The lot has been traditionally used for beach parking, Donovan said, so it’s not likely to be dominated by residents. There would also be some turn-over of the parking spaces. “You might have beach parking in the day and maybe dining and shopping parking at night,” she said.

“We’re between a rock and a hard place” because of the late date for hiring a contractor, Selectman Cory Metters said. Board member Jeffrey Dykens agreed, wondering whether there might be any companies willing to bid.

“Has there been any expressed interest?” Dykens asked.

Donovan said there were one or two companies that offered their services, and they will be notified immediately of the opportunity to submit bids. Committee member Frank Messina said it is possible one of the bidders would also propose running a beach shuttle.

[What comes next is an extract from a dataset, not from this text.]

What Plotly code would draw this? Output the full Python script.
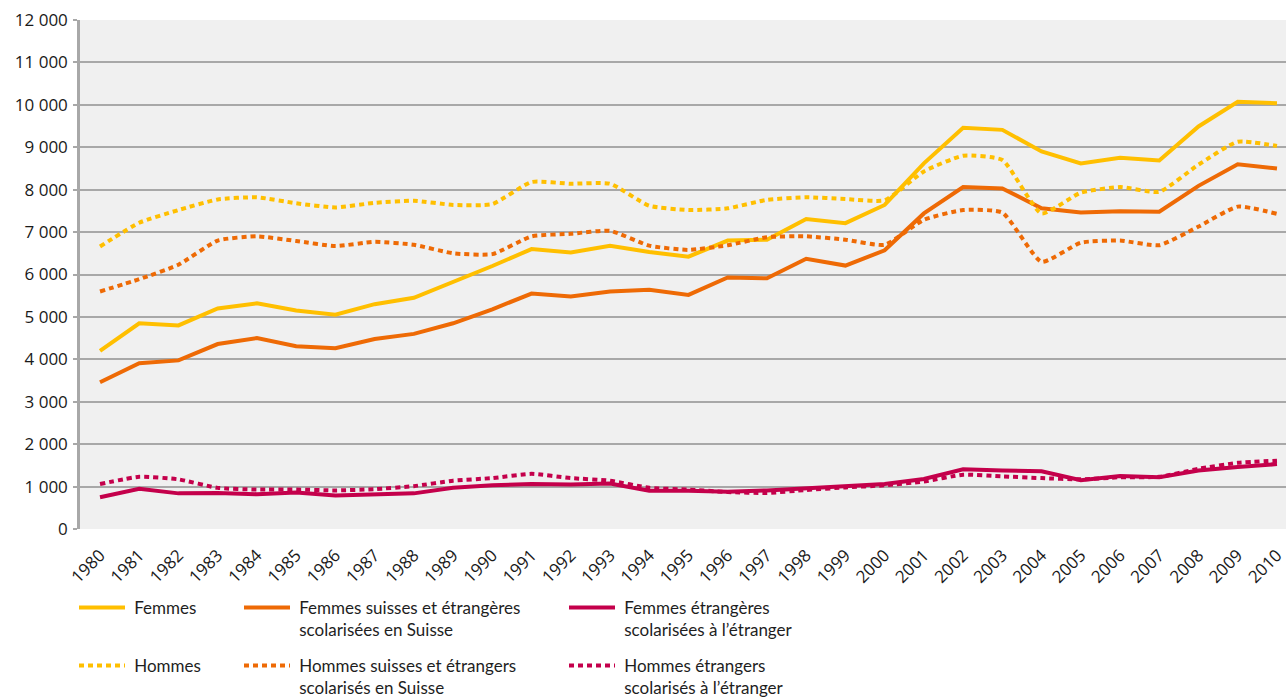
import plotly.graph_objects as go

years = list(range(1980, 2011))

femmes = [4200, 4850, 4800, 5200, 5320, 5150, 5050, 5300, 5450, 5820, 6200,
          6600, 6520, 6680, 6530, 6420, 6800, 6820, 7310, 7210, 7640,
          8620, 9460, 9410, 8900, 8620, 8750, 8690, 9490, 10070, 10040]
femmes_suisse = [3460, 3910, 3975, 4360, 4500, 4310, 4260, 4480, 4600, 4850, 5180,
                 5550, 5480, 5600, 5640, 5520, 5930, 5910, 6370, 6210, 6570,
                 7440, 8060, 8030, 7560, 7460, 7490, 7480, 8090, 8600, 8500]
femmes_etranger = [750, 950, 840, 850, 820, 860, 790, 820, 840, 970, 1030,
                   1060, 1050, 1070, 900, 900, 880, 910, 960, 1010, 1060,
                   1180, 1410, 1380, 1360, 1150, 1250, 1220, 1380, 1460, 1530]
hommes = [6660, 7220, 7520, 7770, 7820, 7680, 7580, 7690, 7740, 7640, 7660,
          8180, 8140, 8140, 7620, 7520, 7560, 7760, 7820, 7780, 7750,
          8430, 8800, 8700, 7440, 7930, 8060, 7950, 8590, 9130, 9030]
hommes_suisse = [5600, 5890, 6230, 6800, 6900, 6790, 6670, 6770, 6700, 6500, 6480,
                 6900, 6960, 7030, 6680, 6580, 6690, 6880, 6900, 6820, 6700,
                 7290, 7520, 7460, 6300, 6750, 6800, 6690, 7130, 7600, 7430]
hommes_etranger = [1060, 1230, 1170, 970, 930, 930, 910, 940, 1010, 1140, 1200,
                   1300, 1200, 1140, 970, 930, 870, 850, 920, 980, 1030,
                   1120, 1280, 1240, 1200, 1170, 1220, 1230, 1420, 1560, 1610]

SP = "\u2005"
names = [
    SP + "Femmes",
    SP + "Femmes suisses et étrangères<br>" + SP + "scolarisées en Suisse",
    SP + "Femmes étrangères<br>" + SP + "scolarisées à l’étranger",
    SP + "Hommes",
    SP + "Hommes suisses et étrangers<br>" + SP + "scolarisés en Suisse",
    SP + "Hommes étrangers<br>" + SP + "scolarisés à l’étranger",
]
series = [femmes, femmes_suisse, femmes_etranger, hommes, hommes_suisse, hommes_etranger]

YELLOW = "#FFBF00"
ORANGE = "#EE6A05"
CRIMSON = "#C4004B"
colors = [YELLOW, ORANGE, CRIMSON, YELLOW, ORANGE, CRIMSON]
dashes = ["solid", "solid", "solid", "5px,4px", "5px,4px", "5px,4px"]
legend_ids = ["legend", "legend2", "legend3", "legend4", "legend5", "legend6"]

fig = go.Figure()
for i, (nm, vals) in enumerate(zip(names, series)):
    dotted = i >= 3
    fig.add_trace(go.Scatter(
        x=years, y=vals, name=nm, mode="lines",
        line=dict(color=colors[i], width=4, dash=dashes[i],
                  shape="spline" if dotted else "linear",
                  smoothing=0.5 if dotted else None),
        legend=legend_ids[i], showlegend=True,
    ))

W, H = 1286, 699
ML, MR, MT, MB = 80, 0, 20, 170
pw = W - ML - MR
ph = H - MT - MB

def px_to_paper_x(px):
    return (px - ML) / pw

def px_to_paper_y(py):
    return (H - MB - py) / ph

legend_font = dict(family="Lato, Open Sans, sans-serif", size=17, color="#1e1e1e")
col_x = [74, 239, 564]
row_y = [590, 648]
legend_layout = {}
for i, lid in enumerate(legend_ids):
    r, c = divmod(i, 3)
    legend_layout[lid] = dict(
        x=px_to_paper_x(col_x[c]), y=px_to_paper_y(row_y[r]),
        xanchor="left", yanchor="top", xref="paper", yref="paper",
        bgcolor="rgba(0,0,0,0)", borderwidth=0, font=legend_font,
        valign="top", itemwidth=46, tracegroupgap=0,
    )

fig.update_layout(
    width=W, height=H,
    margin=dict(l=ML, r=MR, t=MT, b=MB, pad=0, autoexpand=False),
    paper_bgcolor="white",
    plot_bgcolor="#F0F0F0",
    separators=", ",
    showlegend=True,
    **legend_layout,
)

fig.update_xaxes(
    range=[1979.49, 2010.23],
    tickmode="array", tickvals=years, ticktext=[str(y) for y in years],
    tickangle=-45, showgrid=False, zeroline=False,
    showline=False, ticks="",
    ticklabelstandoff=12, ticklabeloverflow="allow",
    automargin=False,
    tickfont=dict(family="Open Sans, sans-serif", size=17, color="#1a1a1a"),
    fixedrange=True,
)
fig.update_yaxes(
    range=[0, 12000], tickmode="linear", tick0=0, dtick=1000,
    tickformat=",d",
    showgrid=True, gridcolor="#A8A8A8", gridwidth=1.5,
    zeroline=False,
    showline=True, linecolor="#A8A8A8", linewidth=2.5,
    ticks="outside", ticklen=4, tickcolor="#A8A8A8", tickwidth=1.5,
    ticklabelstandoff=2, automargin=False,
    tickfont=dict(family="Open Sans, sans-serif", size=17, color="#1a1a1a"),
    fixedrange=True,
)

fig.write_html(
    "out.html",
    config={"displayModeBar": False},
    post_script="document.body.style.margin='0';document.body.style.overflow='hidden';",
)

“They could make a buck,” he said. “They’re trying to get their nose under the tent,” when it comes to the long-term use of the parking lot, Messina said. That’s not necessarily a bad thing, he added. “I’m not sure the town wants to be in the parking lot business,” he said.

Donovan said the Eldredge Garage property planning committee is likely to make a recommendation on the permanent use of the land in the late fall or early winter, and that recommendation may take time to design and implement.

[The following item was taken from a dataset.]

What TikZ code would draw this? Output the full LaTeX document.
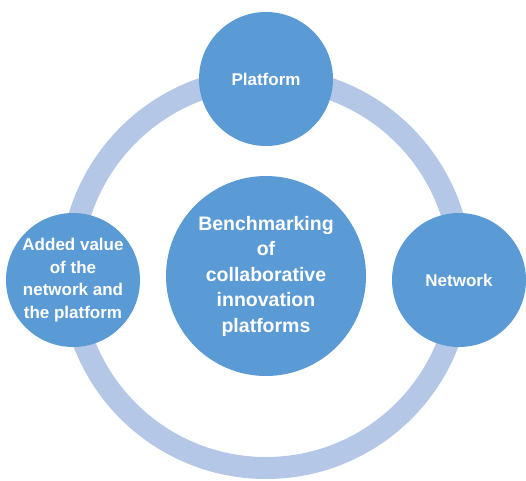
\documentclass[tikz,border=0pt]{standalone}
\usepackage{fontspec}
\setmainfont{Liberation Sans}
\usetikzlibrary{positioning}
\definecolor{cHub}{HTML}{5B9BD5}
\definecolor{cRing}{HTML}{B4C7E7}
\tikzset{
  hub/.style={circle, fill=cHub, inner sep=0pt, minimum size=#1, align=center,
              text=white, font=\bfseries\fontsize{17}{22.7}\selectfont},
  hubbig/.style={hub=#1, font=\bfseries\fontsize{19.5}{25.5}\selectfont},
  ring/.style={draw=cRing, line width=22pt},
}

\begin{document}
\begin{tikzpicture}[x=1pt, y=1pt]
\useasboundingbox (-266,-207) rectangle (260,273);
\coordinate (o) at (0,0);
\draw[ring] (o) circle[radius=195];
\node[hub=134pt] (platform) at (0,194) {Platform};
\node[hub=134pt] (network) at (193,-7) {Network};
\node[hub=134pt] (value) at (-193,-7)
  {Added value\\of the\\network and\\the platform};
\node[hubbig=200pt] (bench) at (0,-3)
  {Benchmarking\\of\\collaborative\\innovation\\platforms};
\end{tikzpicture}
\end{document}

“I’m not sure that this would be the only summer that we’d be looking at an interim use,” she said.

If no suitable bids are received, selectmen will need to decide whether to have unattended free parking on the site, or possibly allow resident-only free parking. In either case, it will be a challenge, Natural Resources Director Robert Duncanson said.

“That lot is not conducive to use as an un-managed parking lot,” he said. It is mostly unpaved and lacks drainage, directional arrows and other necessities. It is possible to place temporary striping to delineate parking spaces, but such striping would likely last only around a week before it needs replacement, Duncanson said.

“If the RFP doesn’t pan out, I would like to have a discussion before we open it up as an open lot,” Metters said.

For now, the lot will remain closed, secured by a chain. Selectmen asked town staff to install no parking signs to keep people from parking in front of the chain, which blocks the sidewalk and creates a traffic hazard.